##### SUPPLIED INFORMATION #####
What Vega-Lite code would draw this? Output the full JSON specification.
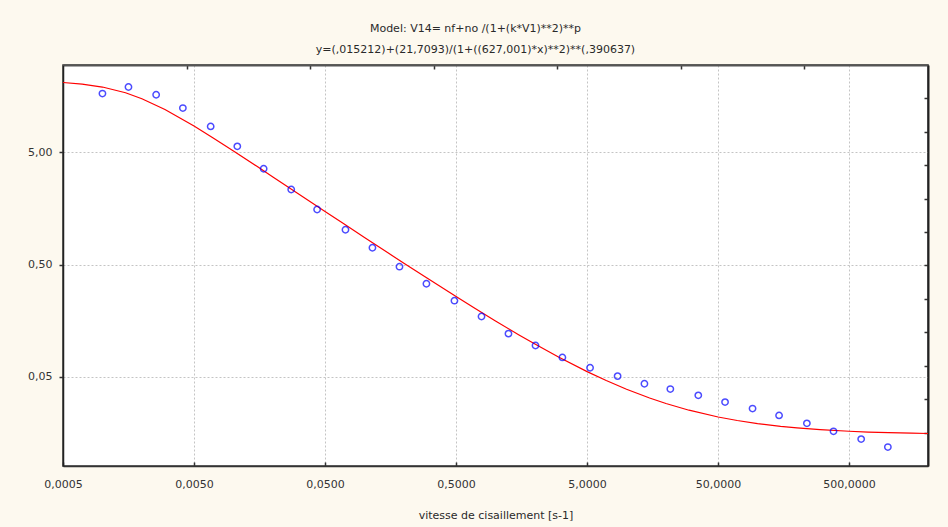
{
  "$schema": "https://vega.github.io/schema/vega-lite/v6.json",
  "width": 865,
  "height": 401,
  "autosize": {"type": "none"},
  "padding": {"left": 63, "top": 65, "right": 20, "bottom": 61},
  "background": "#FDF9EF",
  "view": {"fill": "#FFFFFF", "stroke": "#333333", "strokeWidth": 1.5},
  "title": {
    "text": ["Model: V14= nf+no /(1+(k*V1)**2)**p", "y=(,015212)+(21,7093)/(1+((627,001)*x)**2)**(,390637)"],
    "font": "DejaVu Sans",
    "fontSize": 11,
    "fontWeight": "normal",
    "color": "#2A2A2A",
    "anchor": "middle",
    "frame": "group",
    "lineHeight": 21,
    "offset": 9,
    "dx": -20
  },
  "datasets": {
    "curve": [
      {"x": 0.0005, "y": 20.944}, {"x": 0.0007, "y": 20.281}, {"x": 0.001, "y": 19.087},
      {"x": 0.0015, "y": 16.964}, {"x": 0.002, "y": 15.024}, {"x": 0.003, "y": 12.039},
      {"x": 0.005, "y": 8.576}, {"x": 0.007, "y": 6.717}, {"x": 0.01, "y": 5.138},
      {"x": 0.015, "y": 3.768}, {"x": 0.02, "y": 3.018}, {"x": 0.03, "y": 2.206},
      {"x": 0.05, "y": 1.486}, {"x": 0.07, "y": 1.146}, {"x": 0.1, "y": 0.8712},
      {"x": 0.15, "y": 0.6388}, {"x": 0.2, "y": 0.5133}, {"x": 0.3, "y": 0.3782},
      {"x": 0.5, "y": 0.2587}, {"x": 0.7, "y": 0.2024}, {"x": 1, "y": 0.1569},
      {"x": 1.5, "y": 0.1184}, {"x": 2, "y": 0.09762}, {"x": 3, "y": 0.07523},
      {"x": 5, "y": 0.05549}, {"x": 7, "y": 0.04618}, {"x": 10, "y": 0.03865},
      {"x": 15, "y": 0.03228}, {"x": 20, "y": 0.02885}, {"x": 30, "y": 0.02514},
      {"x": 50, "y": 0.02188}, {"x": 70, "y": 0.02034}, {"x": 100, "y": 0.01909},
      {"x": 150, "y": 0.01804}, {"x": 200, "y": 0.01747}, {"x": 300, "y": 0.01686},
      {"x": 500, "y": 0.01632}, {"x": 700, "y": 0.01606}, {"x": 1000, "y": 0.01585},
      {"x": 1500, "y": 0.01568}, {"x": 2000, "y": 0.01559}
    ],
    "points": [
      {"x": 0.001, "y": 16.7}, {"x": 0.00158, "y": 19.1}, {"x": 0.00257, "y": 16.3},
      {"x": 0.00411, "y": 12.4}, {"x": 0.0067, "y": 8.51}, {"x": 0.0107, "y": 5.65},
      {"x": 0.017, "y": 3.57}, {"x": 0.0276, "y": 2.33}, {"x": 0.0435, "y": 1.545},
      {"x": 0.0716, "y": 1.02}, {"x": 0.115, "y": 0.705}, {"x": 0.185, "y": 0.478},
      {"x": 0.297, "y": 0.337}, {"x": 0.486, "y": 0.238}, {"x": 0.782, "y": 0.172},
      {"x": 1.256, "y": 0.121}, {"x": 2.02, "y": 0.0949}, {"x": 3.24, "y": 0.0743},
      {"x": 5.27, "y": 0.0601}, {"x": 8.55, "y": 0.0506}, {"x": 13.7, "y": 0.0433},
      {"x": 21.6, "y": 0.0388}, {"x": 35.3, "y": 0.0341}, {"x": 56.5, "y": 0.0297},
      {"x": 91.6, "y": 0.026}, {"x": 146, "y": 0.0226}, {"x": 238, "y": 0.0192},
      {"x": 380, "y": 0.0163}, {"x": 618, "y": 0.0139}, {"x": 988, "y": 0.0118}
    ]
  },
  "layer": [
    {
      "data": {"name": "curve"},
      "mark": {"type": "line", "color": "#FF0000", "strokeWidth": 1.2, "clip": true},
      "encoding": {
        "x": {
          "field": "x", "type": "quantitative",
          "scale": {"type": "log", "domain": [0.0005, 2000], "nice": false, "zero": false},
          "axis": {
            "orient": "bottom",
            "values": [0.0005, 0.005, 0.05, 0.5, 5, 50, 500],
            "labelExpr": "replace(format(datum.value, '.4f'), '.', ',')",
            "labelFont": "DejaVu Sans", "labelFontSize": 11, "labelColor": "#333333",
            "labelFlush": false, "labelOverlap": false, "labelPadding": 16,
            "tickSize": -4, "tickColor": "#333333", "tickWidth": 1.5,
            "domainColor": "#333333", "domainWidth": 1.5,
            "grid": true, "gridColor": "#C4C4C4", "gridDash": [2, 2], "gridWidth": 1,
            "title": "vitesse de cisaillement [s-1]",
            "titleFont": "DejaVu Sans", "titleFontSize": 11, "titleFontWeight": "normal",
            "titleColor": "#2A2A2A", "titlePadding": 20
          }
        },
        "y": {
          "field": "y", "type": "quantitative",
          "scale": {"type": "log", "domain": [0.008, 30], "nice": false, "zero": false},
          "axis": {
            "orient": "left",
            "values": [0.05, 0.5, 5],
            "labelExpr": "replace(format(datum.value, '.2f'), '.', ',')",
            "labelFont": "DejaVu Sans", "labelFontSize": 11, "labelColor": "#333333",
            "labelFlush": false, "labelOverlap": false, "labelPadding": 7,
            "tickSize": 4, "tickColor": "#333333", "tickWidth": 1.5,
            "domainColor": "#222222", "domainWidth": 1.5,
            "grid": true, "gridColor": "#C4C4C4", "gridDash": [2, 2], "gridWidth": 1,
            "title": null
          }
        }
      }
    },
    {
      "data": {"name": "points"},
      "mark": {"type": "point", "shape": "circle", "filled": false, "color": "#0000FF", "size": 40, "strokeWidth": 1.5},
      "encoding": {
        "x": {
          "field": "x", "type": "quantitative",
          "axis": {
            "orient": "top",
            "values": [0.004386, 0.03847, 0.3375, 2.96, 25.97, 227.8],
            "labels": false, "grid": false, "title": null,
            "tickSize": -4, "tickColor": "#333333", "tickWidth": 1.5,
            "domainColor": "#555555", "domainWidth": 2
          }
        },
        "y": {
          "field": "y", "type": "quantitative",
          "axis": {
            "orient": "right",
            "values": [0.015887, 0.031545, 0.062634, 0.12436, 0.24692, 0.49027, 0.97262, 1.9312, 3.8338, 7.6128, 15.113],
            "labels": false, "grid": false, "title": null,
            "tickSize": -4, "tickColor": "#333333", "tickWidth": 1.5,
            "domainColor": "#222222", "domainWidth": 2
          }
        }
      }
    }
  ],
  "resolve": {"axis": {"x": "independent", "y": "independent"}}
}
#####
> WHAT IS BEING ASKED
Copy the listing exactly. Any image in it stays out of the copy.

> EXPECTED OUTPUT
What Vega-Lite code would draw this? Output the full JSON specification.
{
  "$schema": "https://vega.github.io/schema/vega-lite/v6.json",
  "width": 865,
  "height": 401,
  "autosize": {"type": "none"},
  "padding": {"left": 63, "top": 65, "right": 20, "bottom": 61},
  "background": "#FDF9EF",
  "view": {"fill": "#FFFFFF", "stroke": "#333333", "strokeWidth": 1.5},
  "title": {
    "text": ["Model: V14= nf+no /(1+(k*V1)**2)**p", "y=(,015212)+(21,7093)/(1+((627,001)*x)**2)**(,390637)"],
    "font": "DejaVu Sans",
    "fontSize": 11,
    "fontWeight": "normal",
    "color": "#2A2A2A",
    "anchor": "middle",
    "frame": "group",
    "lineHeight": 21,
    "offset": 9,
    "dx": -20
  },
  "datasets": {
    "curve": [
      {"x": 0.0005, "y": 20.944}, {"x": 0.0007, "y": 20.281}, {"x": 0.001, "y": 19.087},
      {"x": 0.0015, "y": 16.964}, {"x": 0.002, "y": 15.024}, {"x": 0.003, "y": 12.039},
      {"x": 0.005, "y": 8.576}, {"x": 0.007, "y": 6.717}, {"x": 0.01, "y": 5.138},
      {"x": 0.015, "y": 3.768}, {"x": 0.02, "y": 3.018}, {"x": 0.03, "y": 2.206},
      {"x": 0.05, "y": 1.486}, {"x": 0.07, "y": 1.146}, {"x": 0.1, "y": 0.8712},
      {"x": 0.15, "y": 0.6388}, {"x": 0.2, "y": 0.5133}, {"x": 0.3, "y": 0.3782},
      {"x": 0.5, "y": 0.2587}, {"x": 0.7, "y": 0.2024}, {"x": 1, "y": 0.1569},
      {"x": 1.5, "y": 0.1184}, {"x": 2, "y": 0.09762}, {"x": 3, "y": 0.07523},
      {"x": 5, "y": 0.05549}, {"x": 7, "y": 0.04618}, {"x": 10, "y": 0.03865},
      {"x": 15, "y": 0.03228}, {"x": 20, "y": 0.02885}, {"x": 30, "y": 0.02514},
      {"x": 50, "y": 0.02188}, {"x": 70, "y": 0.02034}, {"x": 100, "y": 0.01909},
      {"x": 150, "y": 0.01804}, {"x": 200, "y": 0.01747}, {"x": 300, "y": 0.01686},
      {"x": 500, "y": 0.01632}, {"x": 700, "y": 0.01606}, {"x": 1000, "y": 0.01585},
      {"x": 1500, "y": 0.01568}, {"x": 2000, "y": 0.01559}
    ],
    "points": [
      {"x": 0.001, "y": 16.7}, {"x": 0.00158, "y": 19.1}, {"x": 0.00257, "y": 16.3},
      {"x": 0.00411, "y": 12.4}, {"x": 0.0067, "y": 8.51}, {"x": 0.0107, "y": 5.65},
      {"x": 0.017, "y": 3.57}, {"x": 0.0276, "y": 2.33}, {"x": 0.0435, "y": 1.545},
      {"x": 0.0716, "y": 1.02}, {"x": 0.115, "y": 0.705}, {"x": 0.185, "y": 0.478},
      {"x": 0.297, "y": 0.337}, {"x": 0.486, "y": 0.238}, {"x": 0.782, "y": 0.172},
      {"x": 1.256, "y": 0.121}, {"x": 2.02, "y": 0.0949}, {"x": 3.24, "y": 0.0743},
      {"x": 5.27, "y": 0.0601}, {"x": 8.55, "y": 0.0506}, {"x": 13.7, "y": 0.0433},
      {"x": 21.6, "y": 0.0388}, {"x": 35.3, "y": 0.0341}, {"x": 56.5, "y": 0.0297},
      {"x": 91.6, "y": 0.026}, {"x": 146, "y": 0.0226}, {"x": 238, "y": 0.0192},
      {"x": 380, "y": 0.0163}, {"x": 618, "y": 0.0139}, {"x": 988, "y": 0.0118}
    ]
  },
  "layer": [
    {
      "data": {"name": "curve"},
      "mark": {"type": "line", "color": "#FF0000", "strokeWidth": 1.2, "clip": true},
      "encoding": {
        "x": {
          "field": "x", "type": "quantitative",
          "scale": {"type": "log", "domain": [0.0005, 2000], "nice": false, "zero": false},
          "axis": {
            "orient": "bottom",
            "values": [0.0005, 0.005, 0.05, 0.5, 5, 50, 500],
            "labelExpr": "replace(format(datum.value, '.4f'), '.', ',')",
            "labelFont": "DejaVu Sans", "labelFontSize": 11, "labelColor": "#333333",
            "labelFlush": false, "labelOverlap": false, "labelPadding": 16,
            "tickSize": -4, "tickColor": "#333333", "tickWidth": 1.5,
            "domainColor": "#333333", "domainWidth": 1.5,
            "grid": true, "gridColor": "#C4C4C4", "gridDash": [2, 2], "gridWidth": 1,
            "title": "vitesse de cisaillement [s-1]",
            "titleFont": "DejaVu Sans", "titleFontSize": 11, "titleFontWeight": "normal",
            "titleColor": "#2A2A2A", "titlePadding": 20
          }
        },
        "y": {
          "field": "y", "type": "quantitative",
          "scale": {"type": "log", "domain": [0.008, 30], "nice": false, "zero": false},
          "axis": {
            "orient": "left",
            "values": [0.05, 0.5, 5],
            "labelExpr": "replace(format(datum.value, '.2f'), '.', ',')",
            "labelFont": "DejaVu Sans", "labelFontSize": 11, "labelColor": "#333333",
            "labelFlush": false, "labelOverlap": false, "labelPadding": 7,
            "tickSize": 4, "tickColor": "#333333", "tickWidth": 1.5,
            "domainColor": "#222222", "domainWidth": 1.5,
            "grid": true, "gridColor": "#C4C4C4", "gridDash": [2, 2], "gridWidth": 1,
            "title": null
          }
        }
      }
    },
    {
      "data": {"name": "points"},
      "mark": {"type": "point", "shape": "circle", "filled": false, "color": "#0000FF", "size": 40, "strokeWidth": 1.5},
      "encoding": {
        "x": {
          "field": "x", "type": "quantitative",
          "axis": {
            "orient": "top",
            "values": [0.004386, 0.03847, 0.3375, 2.96, 25.97, 227.8],
            "labels": false, "grid": false, "title": null,
            "tickSize": -4, "tickColor": "#333333", "tickWidth": 1.5,
            "domainColor": "#555555", "domainWidth": 2
          }
        },
        "y": {
          "field": "y", "type": "quantitative",
          "axis": {
            "orient": "right",
            "values": [0.015887, 0.031545, 0.062634, 0.12436, 0.24692, 0.49027, 0.97262, 1.9312, 3.8338, 7.6128, 15.113],
            "labels": false, "grid": false, "title": null,
            "tickSize": -4, "tickColor": "#333333", "tickWidth": 1.5,
            "domainColor": "#222222", "domainWidth": 2
          }
        }
      }
    }
  ],
  "resolve": {"axis": {"x": "independent", "y": "independent"}}
}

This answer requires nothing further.